Dolinar said, “Fearing that ICE is conducting raids, people have missed church on Sunday, have kept their kids home from school, and stayed in their homes.” He added parents have had to make emergency plans for their children in case they are seperated. He also knows of one teen, who dreamed of going to college on a soccer scholarship, who is now working instead. That teenager is laboring to make up wages lost by his father, who according to Dolinar is facing deportation. “This is not just going on at the border,
it’s going on all throughout the Midwest in cities like ours,” he continued.

Dolinar said he’s been working with the Champaign-Urbana Immigration Forum since its inception in 2009. “We mobilized to get the
local sheriff to pull out of ‘Secure Communities,’” he said, “a policy of holding people for ICE at the jail for 48 hours.” Dolinar added he was recruited to help track movements of “la migra” (a.k.a. immigration police), since he was known for following police activities as both an activist and a writer. Secure Communities was an Obama-era program that targeted undocumented persons for deportation who had been charged with what Dolinar described as relatively minor charges. The Champaign County Sheriff’s Office dropped the policy in 2012.

In April, Dolinar penned an article for Smile Politely in which he cited a University YMCA report on the Champaign County immigrant population that estimated 7,000 undocumented persons were residing in the local rea. He also recounted the experience of a Guatemalan man named ‘Juan’ who was detained for deportation while arriving for work at an Urbana restaurant. The ICE agents were waiting for him.

Through interviewing friends of the man’s family members, Dolinar learned Juan was arrested and charged with a DUI in July 2017. After a long work day, he drank three beers, drove home and hit a fence when pulling into the end of his driveway. A neighbor then called the cops, Dolinar reported, and Juan was arrested. If Juan were white, he would likely never have faced such consequences, regardless of his immigration status.
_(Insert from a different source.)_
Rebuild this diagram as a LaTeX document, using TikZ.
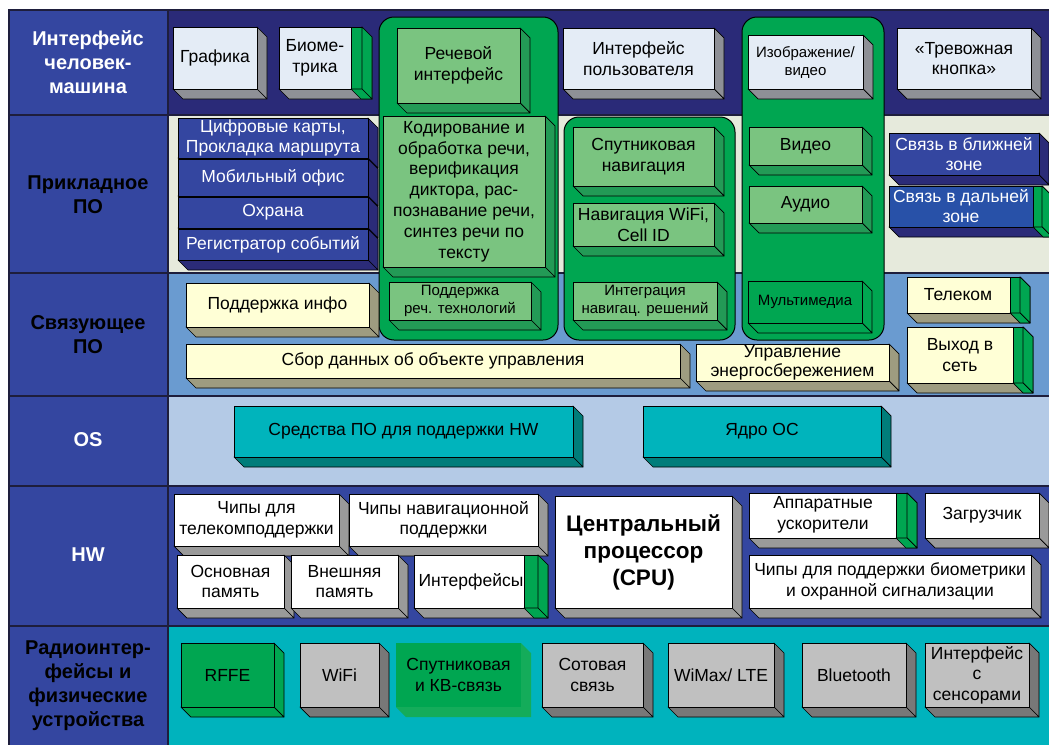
\documentclass[tikz,border=0pt]{standalone}
\usepackage{fontspec}
\setmainfont{Liberation Sans}
\definecolor{colblue}{HTML}{3446A0}
\definecolor{rowA}{HTML}{2A2A78}
\definecolor{rowB}{HTML}{E6EADC}
\definecolor{rowC}{HTML}{6A9BD0}
\definecolor{rowD}{HTML}{B4CAE6}
\definecolor{rowE}{HTML}{3446A0}
\definecolor{rowF}{HTML}{00B3BD}
\definecolor{grn}{HTML}{00A651}
\definecolor{grnl}{HTML}{14AC5A}
\definecolor{lgrn}{HTML}{7AC480}
\definecolor{dgrn}{HTML}{239A56}
\definecolor{pale}{HTML}{E4ECF6}
\definecolor{paleside}{HTML}{8E9096}
\definecolor{navyf}{HTML}{3446A0}
\definecolor{navys}{HTML}{2B2B78}
\definecolor{navyb}{HTML}{2851A8}
\definecolor{cream}{HTML}{FFFFD6}
\definecolor{creams}{HTML}{9E9C80}
\definecolor{tealf}{HTML}{00B4BC}
\definecolor{teals}{HTML}{007D7A}
\definecolor{hwside}{HTML}{9A9A9A}
\definecolor{rgray}{HTML}{C0C0C0}
\definecolor{rgrays}{HTML}{787878}
\definecolor{edge}{HTML}{1E1E3C}
\def\dpth{10}
% #1 node options, #2 name, #3 x1, #4 y1, #5 x2, #6 y2, #7 front, #8 side, #9 text
\newcommand\mycube[9][]{%
 \path[face,fill=#8] (#5,#4) -- (#5+\dpth,#4+\dpth) -- (#5+\dpth,#6+\dpth) -- (#5,#6) -- cycle;
 \path[face,fill=#8] (#3,#6) -- (#5,#6) -- (#5+\dpth,#6+\dpth) -- (#3+\dpth,#6+\dpth) -- cycle;
 \node[face,fill=#7,txt,minimum width=#5-#3,minimum height=#6-#4,#1] (#2) at ({(#3+#5)/2},{(#4+#6)/2}) {#9};}
% #1 x2, #2 y1, #3 y2, #4 stripe width
\newcommand\mystripe[4]{%
 \path[face,fill=grn] (#1-#4,#2) rectangle (#1,#3);
 \path[face,fill=grn] (#1,#2) -- (#1+\dpth,#2+\dpth) -- (#1+\dpth,#3+\dpth) -- (#1,#3) -- cycle;
 \path[face,fill=grn] (#1-#4,#3) -- (#1,#3) -- (#1+\dpth,#3+\dpth) -- (#1-#4+\dpth,#3+\dpth) -- cycle;}
\begin{document}
\begin{tikzpicture}[x=1pt,y=-1pt,
  face/.style={draw=black,line width=0.7pt,line join=round,inner sep=0pt,outer sep=0pt},
  txt/.style={align=center,text=black,font=\fontsize{17.5}{20.5}\selectfont},
  small/.style={font=\fontsize{15}{18}\selectfont},
  lbl/.style={align=center,font=\bfseries\fontsize{20}{24}\selectfont},
  sep/.style={draw=edge,line width=1.2pt},
  cont/.style={draw=black,fill=grn,line width=1pt,rounded corners=15}]
\useasboundingbox (0,0) rectangle (1049,744);
\fill[white] (0,0) rectangle (1049,744);
% rows
\path[sep,fill=rowA] (168,10) rectangle (1053,115);
\path[sep,fill=rowB] (168,115) rectangle (1053,273);
\path[sep,fill=rowC] (168,273) rectangle (1053,396);
\path[sep,fill=rowD] (168,396) rectangle (1053,486);
\path[sep,fill=rowE] (168,486) rectangle (1053,626);
\path[sep,fill=rowF] (168,626) rectangle (1053,750);
% left column
\path[sep,fill=colblue] (9,10) rectangle (168,115);
\path[sep,fill=colblue] (9,115) rectangle (168,273);
\path[sep,fill=colblue] (9,273) rectangle (168,396);
\path[sep,fill=colblue] (9,396) rectangle (168,486);
\path[sep,fill=colblue] (9,486) rectangle (168,626);
\path[sep,fill=colblue] (9,626) rectangle (168,750);
\node[lbl,text=white] (L1) at (88,62) {Интерфейс\\человек-\\машина};
\node[lbl,text=black] (L2) at (88,195) {Прикладное\\ПО};
\node[lbl,text=black] (L3) at (88,335) {Связующее\\ПО};
\node[lbl,text=white] (L4) at (88,440) {OS};
\node[lbl,text=white] (L5) at (88,555) {HW};
\node[lbl,text=black] (L6) at (88,686) {Радиоинтер-\\фейсы и\\физические\\устройства};
% green containers
\path[cont] (379,17) rectangle (558,340);
\path[cont] (564,117) rectangle (735,340);
\path[cont] (742,17) rectangle (884,340);
% row 1
\mycube{graf}{173}{27}{257}{89}{pale}{paleside}{Графика}
\mycube{bio}{279}{27}{362}{89}{pale}{paleside}{}
\mystripe{362}{27}{89}{11}
\node[txt] (biot) at (315,58) {Биоме-\\трика};
\mycube{rech}{397}{28}{520}{103}{lgrn}{dgrn}{Речевой\\интерфейс}
\mycube{ui}{563}{28}{714}{89}{pale}{paleside}{Интерфейс\\пользователя}
\mycube[small]{img}{748}{35}{863}{89}{pale}{paleside}{Изображение/\\видео}
\mycube{alarm}{897}{28}{1031}{89}{pale}{paleside}{«Тревожная\\кнопка»}
% row 2
\mycube[text=white]{maps}{178}{118}{368}{158}{navyf}{navys}{Цифровые карты,\\Прокладка маршрута}
\mycube[text=white]{office}{178}{159}{368}{196}{navyf}{navys}{Мобильный офис}
\mycube[text=white]{guard}{178}{197}{368}{228}{navyf}{navys}{Охрана}
\mycube[text=white]{log}{178}{229}{368}{260}{navyf}{navys}{Регистратор событий}
\mycube[font=\fontsize{17.5}{20.8}\selectfont]{code}{383}{116}{545}{267}{lgrn}{dgrn}{Кодирование и\\обработка речи,\\верификация\\диктора, рас-\\познавание речи,\\синтез речи по\\тексту}
\mycube{sat}{573}{127}{714}{186}{lgrn}{dgrn}{Спутниковая\\навигация}
\mycube{wcell}{573}{203}{714}{246}{lgrn}{dgrn}{Навигация WiFi,\\Cell ID}
\mycube{video}{749}{127}{862}{165}{lgrn}{dgrn}{Видео}
\mycube{audio}{749}{186}{862}{223}{lgrn}{dgrn}{Аудио}
\mycube[text=white]{near}{889}{133}{1039}{175}{navyf}{navys}{Связь в ближней\\зоне}
\mycube{far}{889}{186}{1042}{227}{navyb}{navys}{}
\mystripe{1042}{186}{227}{9}
\node[txt,text=white] (fart) at (961,206) {Связь в дальней\\зоне};
% row 3
\mycube{info}{186}{283}{369}{327}{cream}{creams}{Поддержка инфо}
\mycube[small]{speech}{389}{282}{531}{320}{lgrn}{dgrn}{Поддержка\\реч. технологий}
\mycube[small]{navint}{573}{282}{717}{320}{lgrn}{dgrn}{Интеграция\\навигац. решений}
\mycube[small]{mm}{748}{281}{862}{323}{grn}{grn}{Мультимедиа}
\mycube{telecom}{907}{277}{1020}{313}{cream}{creams}{}
\mystripe{1020}{277}{313}{10}
\node[txt] (telt) at (958,295) {Телеком};
\mycube{net}{907}{327}{1023}{383}{cream}{creams}{}
\mystripe{1023}{327}{383}{10}
\node[txt] (nett) at (960,355) {Выход в\\сеть};
\mycube{gather}{186}{344}{680}{378}{cream}{creams}{Сбор данных об объекте управления}
\mycube[font=\fontsize{17.5}{19}\selectfont]{energy}{696}{344}{889}{381}{cream}{creams}{Управление\\энергосбережением}
% row 4
\mycube{swhw}{234}{406}{573}{457}{tealf}{teals}{Средства ПО для поддержки HW}
\mycube{kernel}{643}{406}{881}{457}{tealf}{teals}{Ядро ОС}
% row 5
\mycube{tel}{174}{494}{339}{546}{white}{hwside}{Чипы для\\телекомподдержки}
\mycube{navchip}{349}{494}{538}{546}{white}{hwside}{Чипы навигационной\\поддержки}
\mycube{mem}{177}{555}{284}{608}{white}{hwside}{Основная\\память}
\mycube{extmem}{291}{555}{398}{608}{white}{hwside}{Внешняя\\память}
\mycube{ifc}{414}{555}{538}{608}{white}{hwside}{}
\mystripe{538}{555}{608}{14}
\node[txt] (ifct) at (471,582) {Интерфейсы};
\mycube[font=\bfseries\fontsize{22.5}{27}\selectfont]{cpu}{555}{496}{732}{608}{white}{hwside}{Центральный\\процессор\\(CPU)}
\mycube{accel}{749}{493}{907}{538}{white}{hwside}{}
\mystripe{907}{493}{538}{11}
\node[txt] (accelt) at (823,515) {Аппаратные\\ускорители};
\mycube{boot}{925}{493}{1039}{538}{white}{hwside}{Загрузчик}
\mycube{biochip}{749}{555}{1031}{608}{white}{hwside}{Чипы для поддержки биометрики\\и охранной сигнализации}
% row 6
\mycube{rffe}{181}{643}{274}{707}{grn}{grn}{RFFE}
\mycube{wifi}{300}{643}{379}{707}{rgray}{rgrays}{WiFi}
\fill[grnl] (521,643) -- (531,653) -- (531,717) -- (406,717) -- (396,707) -- (521,707) -- cycle;
\node[txt,fill=grn,inner sep=0pt,minimum width=125,minimum height=64] (satkv) at (458.5,675) {Спутниковая\\и КВ-связь};
\mycube{cell}{542}{643}{643}{707}{rgray}{rgrays}{Сотовая\\связь}
\mycube{wimax}{668}{643}{774}{707}{rgray}{rgrays}{WiMax/ LTE}
\mycube{bt}{802}{643}{906}{707}{rgray}{rgrays}{Bluetooth}
\mycube{sens}{925}{643}{1029}{707}{rgray}{rgrays}{Интерфейс\\с\\сенсорами}
\end{tikzpicture}
\end{document}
Furthermore, denying human beings the right to immigration and their ability to live with their families is a tactically xenophobic and oppressive element of the modern imperialist state.

The very fact that immigrants courts are holding hostage the right for parents to stay with their children, in exchange for conceding to deportation, reveals the racist nature of enforcing repressive migration laws. Local ICE operations are also enabled through cooperation with local probation officers—cooperation Dolinar discovered was court-mandated. According to his recent article, members of the Immigration Forum learned via a meeting with the previous Champaign County head of probation that a 1995 standing order by the deceased 6th Circuit Judge John P. Shonkwiler requires probation to report to ICE in six central Illinois counties. Those include Macon, Douglas, Piatt, Dewitt, Moultrie and Champaign counties.

Dolinar said the Midwest is becoming increasingly diverse, and “specifically more Brown, more inhabited by Latinos.”“The powers that be know this,” he said. “The white population that have historically inhabited this space of the Midwest, what is stolen land.” While many are fearful of this change, Dolinar said “many are not, and welcome it openly.” He continued, “Ultimately, Black, Brown, and white children will grow up together, and I hope they will change our society.”

Thus, Dolinar hopes the local community at large will understand the key message the upcoming rally: “We want our neighbors in Champaign-Urbana, and cities across Illinois, to know that immigrants are here to stay. No matter how many raids they do, people are not going away,” he said. “People are still coming here. Trump can’t stop it.”

Act Now to Stop War and End Racism (ANSWER) Coalition-Champaign-Urbana and the PSL-CU will demonstrate alongside the following other organizations: Three Spinners, Graduate Employees’ Organization at the University of Illinois Urbana-Champaign (GEO), Urbana-Champaign Independent Media Center, Prairie Greens, Champaign-Urbana Democratic Socialists of America, Prairie Greens, Sanctuary of the People, and Connect Kankakee.